» **TASK TO COMPLETE**: Pictures within the data are to be left out; everything else must be reproduced exactly.
>> begin SOURCE EXCERPT
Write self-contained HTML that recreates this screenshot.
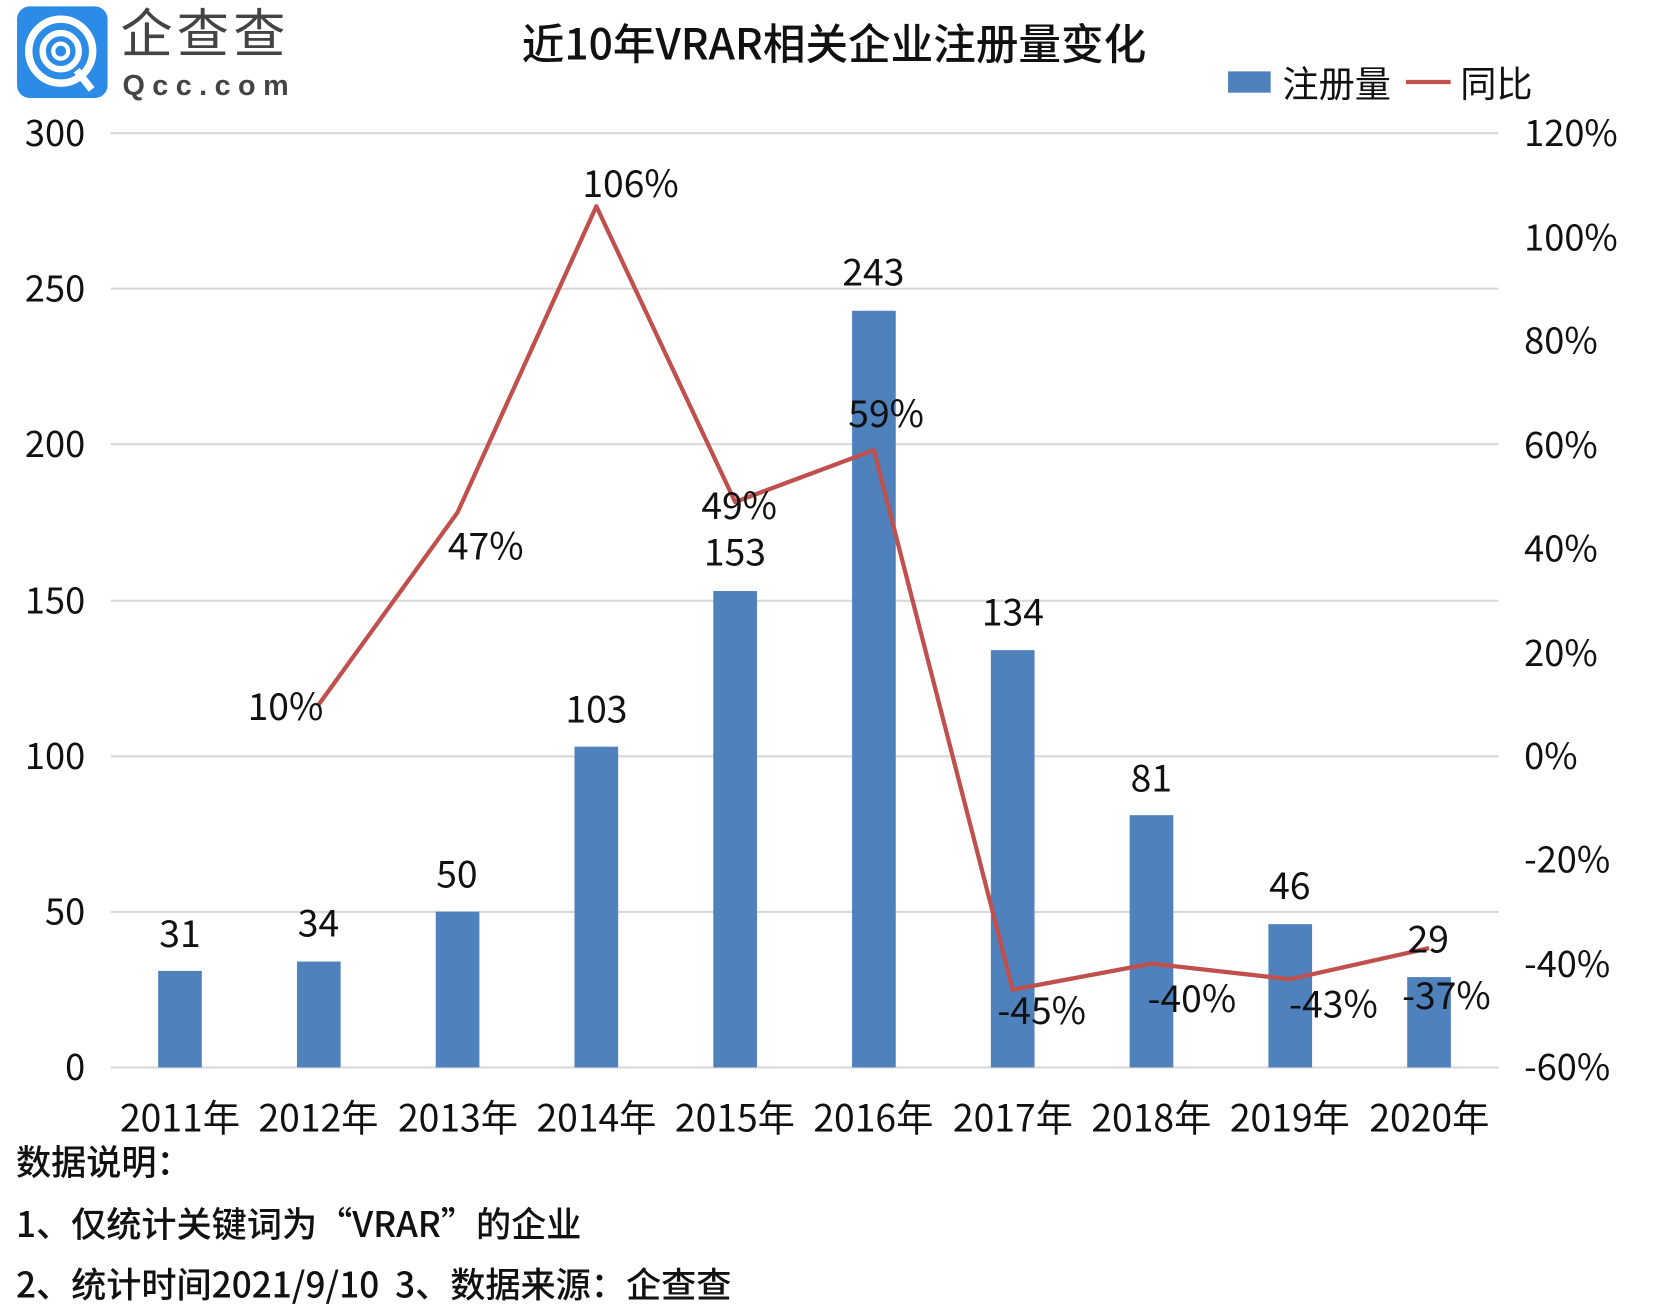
<!DOCTYPE html>
<html><head><meta charset="utf-8"><style>
html,body{margin:0;padding:0;background:#fff;}
svg{display:block;}
text{font-family:"Noto Sans CJK SC","Liberation Sans",sans-serif;fill:#111;}
</style></head><body>
<svg width="1669" height="1305" viewBox="0 0 1567 1225" preserveAspectRatio="none" xmlns="http://www.w3.org/2000/svg">
<rect x="16" y="6" width="85" height="86" rx="12" fill="#2b8be6"/>
<circle cx="57" cy="48" r="30" fill="none" stroke="#fff" stroke-width="7"/>
<circle cx="57" cy="48" r="17" fill="none" stroke="#fff" stroke-width="6"/>
<circle cx="57" cy="48" r="7" fill="none" stroke="#fff" stroke-width="4"/>
<line x1="72" y1="66" x2="86" y2="84" stroke="#fff" stroke-width="7"/>
<text x="113" y="49" font-size="49" style="fill:#444" letter-spacing="4">企查查</text>
<text x="115" y="89" font-size="27" font-weight="bold" style="fill:#444;font-family:'Liberation Sans',sans-serif" letter-spacing="7">Qcc.com</text>
<text x="783" y="56" font-size="40" text-anchor="middle" font-weight="500">近10年VRAR相关企业注册量变化</text>
<rect x="1153" y="67" width="40" height="20" fill="#4f81bd"/>
<text x="1204" y="91" font-size="34">注册量</text>
<line x1="1320" y1="77" x2="1362" y2="77" stroke="#c0504d" stroke-width="4"/>
<text x="1371" y="91" font-size="34">同比</text>
<g stroke="#d9d9d9" stroke-width="2">
<line x1="104" y1="125" x2="1407" y2="125"/>
<line x1="104" y1="271" x2="1407" y2="271"/>
<line x1="104" y1="417" x2="1407" y2="417"/>
<line x1="104" y1="564" x2="1407" y2="564"/>
<line x1="104" y1="710" x2="1407" y2="710"/>
<line x1="104" y1="856" x2="1407" y2="856"/>
<line x1="104" y1="1002" x2="1407" y2="1002"/>
</g>
<g font-size="34" text-anchor="end">
<text x="80" y="137">300</text><text x="80" y="283">250</text><text x="80" y="429">200</text>
<text x="80" y="576">150</text><text x="80" y="722">100</text><text x="80" y="868">50</text><text x="80" y="1014">0</text>
</g>
<g font-size="34">
<text x="1431" y="137">120%</text><text x="1431" y="235">100%</text><text x="1431" y="332">80%</text>
<text x="1431" y="430">60%</text><text x="1431" y="527">40%</text><text x="1431" y="625">20%</text>
<text x="1431" y="722">0%</text><text x="1431" y="819">-20%</text><text x="1431" y="917">-40%</text><text x="1431" y="1014">-60%</text>
</g>
<g fill="#4f81bd">
<rect x="148.5" y="911.4" width="41" height="90.6"/>
<rect x="278.8" y="902.6" width="41" height="99.4"/>
<rect x="409.1" y="855.8" width="41" height="146.2"/>
<rect x="539.4" y="700.9" width="41" height="301.1"/>
<rect x="669.7" y="554.8" width="41" height="447.2"/>
<rect x="800.0" y="291.7" width="41" height="710.3"/>
<rect x="930.3" y="610.3" width="41" height="391.7"/>
<rect x="1060.6" y="765.2" width="41" height="236.8"/>
<rect x="1190.9" y="867.5" width="41" height="134.5"/>
<rect x="1321.2" y="917.2" width="41" height="84.8"/>
</g>
<polyline fill="none" stroke="#c0504d" stroke-width="4" stroke-linejoin="round" points="299.3,661.3 429.6,481.0 559.9,193.6 690.2,471.2 820.5,422.5 950.8,929.0 1081.1,904.6 1211.4,919.2 1341.7,890.0"/>
<g font-size="35" text-anchor="middle">
<text x="169" y="889">31</text><text x="299" y="879">34</text><text x="429" y="833">50</text>
<text x="560" y="678">103</text><text x="690" y="531">153</text><text x="820" y="268">243</text>
<text x="951" y="587">134</text><text x="1081" y="743">81</text><text x="1211" y="844">46</text><text x="1341" y="894">29</text>
<text x="268" y="676">10%</text><text x="456" y="525">47%</text><text x="592" y="185">106%</text>
<text x="694" y="487">49%</text><text x="832" y="401">59%</text><text x="978" y="961">-45%</text>
<text x="1119" y="950">-40%</text><text x="1252" y="955">-43%</text><text x="1358" y="947">-37%</text>
</g>
<g font-size="35" text-anchor="middle">
<text x="169" y="1062">2011年</text><text x="299" y="1062">2012年</text><text x="430" y="1062">2013年</text>
<text x="560" y="1062">2014年</text><text x="690" y="1062">2015年</text><text x="820" y="1062">2016年</text>
<text x="951" y="1062">2017年</text><text x="1081" y="1062">2018年</text><text x="1211" y="1062">2019年</text><text x="1342" y="1062">2020年</text>
</g>
<g font-size="33" font-weight="500">
<text x="15" y="1103">数据说明：</text>
<text x="15" y="1161">1、仅统计关键词为“VRAR”的企业</text>
<text x="15" y="1218" xml:space="preserve">2、统计时间2021/9/10  3、数据来源：企查查</text>
</g>
</svg>
</body></html>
>> end SOURCE EXCERPT
» **CORRECT RESULT**:
Write self-contained HTML that recreates this screenshot.
<!DOCTYPE html>
<html><head><meta charset="utf-8"><style>
html,body{margin:0;padding:0;background:#fff;}
svg{display:block;}
text{font-family:"Noto Sans CJK SC","Liberation Sans",sans-serif;fill:#111;}
</style></head><body>
<svg width="1669" height="1305" viewBox="0 0 1567 1225" preserveAspectRatio="none" xmlns="http://www.w3.org/2000/svg">
<rect x="16" y="6" width="85" height="86" rx="12" fill="#2b8be6"/>
<circle cx="57" cy="48" r="30" fill="none" stroke="#fff" stroke-width="7"/>
<circle cx="57" cy="48" r="17" fill="none" stroke="#fff" stroke-width="6"/>
<circle cx="57" cy="48" r="7" fill="none" stroke="#fff" stroke-width="4"/>
<line x1="72" y1="66" x2="86" y2="84" stroke="#fff" stroke-width="7"/>
<text x="113" y="49" font-size="49" style="fill:#444" letter-spacing="4">企查查</text>
<text x="115" y="89" font-size="27" font-weight="bold" style="fill:#444;font-family:'Liberation Sans',sans-serif" letter-spacing="7">Qcc.com</text>
<text x="783" y="56" font-size="40" text-anchor="middle" font-weight="500">近10年VRAR相关企业注册量变化</text>
<rect x="1153" y="67" width="40" height="20" fill="#4f81bd"/>
<text x="1204" y="91" font-size="34">注册量</text>
<line x1="1320" y1="77" x2="1362" y2="77" stroke="#c0504d" stroke-width="4"/>
<text x="1371" y="91" font-size="34">同比</text>
<g stroke="#d9d9d9" stroke-width="2">
<line x1="104" y1="125" x2="1407" y2="125"/>
<line x1="104" y1="271" x2="1407" y2="271"/>
<line x1="104" y1="417" x2="1407" y2="417"/>
<line x1="104" y1="564" x2="1407" y2="564"/>
<line x1="104" y1="710" x2="1407" y2="710"/>
<line x1="104" y1="856" x2="1407" y2="856"/>
<line x1="104" y1="1002" x2="1407" y2="1002"/>
</g>
<g font-size="34" text-anchor="end">
<text x="80" y="137">300</text><text x="80" y="283">250</text><text x="80" y="429">200</text>
<text x="80" y="576">150</text><text x="80" y="722">100</text><text x="80" y="868">50</text><text x="80" y="1014">0</text>
</g>
<g font-size="34">
<text x="1431" y="137">120%</text><text x="1431" y="235">100%</text><text x="1431" y="332">80%</text>
<text x="1431" y="430">60%</text><text x="1431" y="527">40%</text><text x="1431" y="625">20%</text>
<text x="1431" y="722">0%</text><text x="1431" y="819">-20%</text><text x="1431" y="917">-40%</text><text x="1431" y="1014">-60%</text>
</g>
<g fill="#4f81bd">
<rect x="148.5" y="911.4" width="41" height="90.6"/>
<rect x="278.8" y="902.6" width="41" height="99.4"/>
<rect x="409.1" y="855.8" width="41" height="146.2"/>
<rect x="539.4" y="700.9" width="41" height="301.1"/>
<rect x="669.7" y="554.8" width="41" height="447.2"/>
<rect x="800.0" y="291.7" width="41" height="710.3"/>
<rect x="930.3" y="610.3" width="41" height="391.7"/>
<rect x="1060.6" y="765.2" width="41" height="236.8"/>
<rect x="1190.9" y="867.5" width="41" height="134.5"/>
<rect x="1321.2" y="917.2" width="41" height="84.8"/>
</g>
<polyline fill="none" stroke="#c0504d" stroke-width="4" stroke-linejoin="round" points="299.3,661.3 429.6,481.0 559.9,193.6 690.2,471.2 820.5,422.5 950.8,929.0 1081.1,904.6 1211.4,919.2 1341.7,890.0"/>
<g font-size="35" text-anchor="middle">
<text x="169" y="889">31</text><text x="299" y="879">34</text><text x="429" y="833">50</text>
<text x="560" y="678">103</text><text x="690" y="531">153</text><text x="820" y="268">243</text>
<text x="951" y="587">134</text><text x="1081" y="743">81</text><text x="1211" y="844">46</text><text x="1341" y="894">29</text>
<text x="268" y="676">10%</text><text x="456" y="525">47%</text><text x="592" y="185">106%</text>
<text x="694" y="487">49%</text><text x="832" y="401">59%</text><text x="978" y="961">-45%</text>
<text x="1119" y="950">-40%</text><text x="1252" y="955">-43%</text><text x="1358" y="947">-37%</text>
</g>
<g font-size="35" text-anchor="middle">
<text x="169" y="1062">2011年</text><text x="299" y="1062">2012年</text><text x="430" y="1062">2013年</text>
<text x="560" y="1062">2014年</text><text x="690" y="1062">2015年</text><text x="820" y="1062">2016年</text>
<text x="951" y="1062">2017年</text><text x="1081" y="1062">2018年</text><text x="1211" y="1062">2019年</text><text x="1342" y="1062">2020年</text>
</g>
<g font-size="33" font-weight="500">
<text x="15" y="1103">数据说明：</text>
<text x="15" y="1161">1、仅统计关键词为“VRAR”的企业</text>
<text x="15" y="1218" xml:space="preserve">2、统计时间2021/9/10  3、数据来源：企查查</text>
</g>
</svg>
</body></html>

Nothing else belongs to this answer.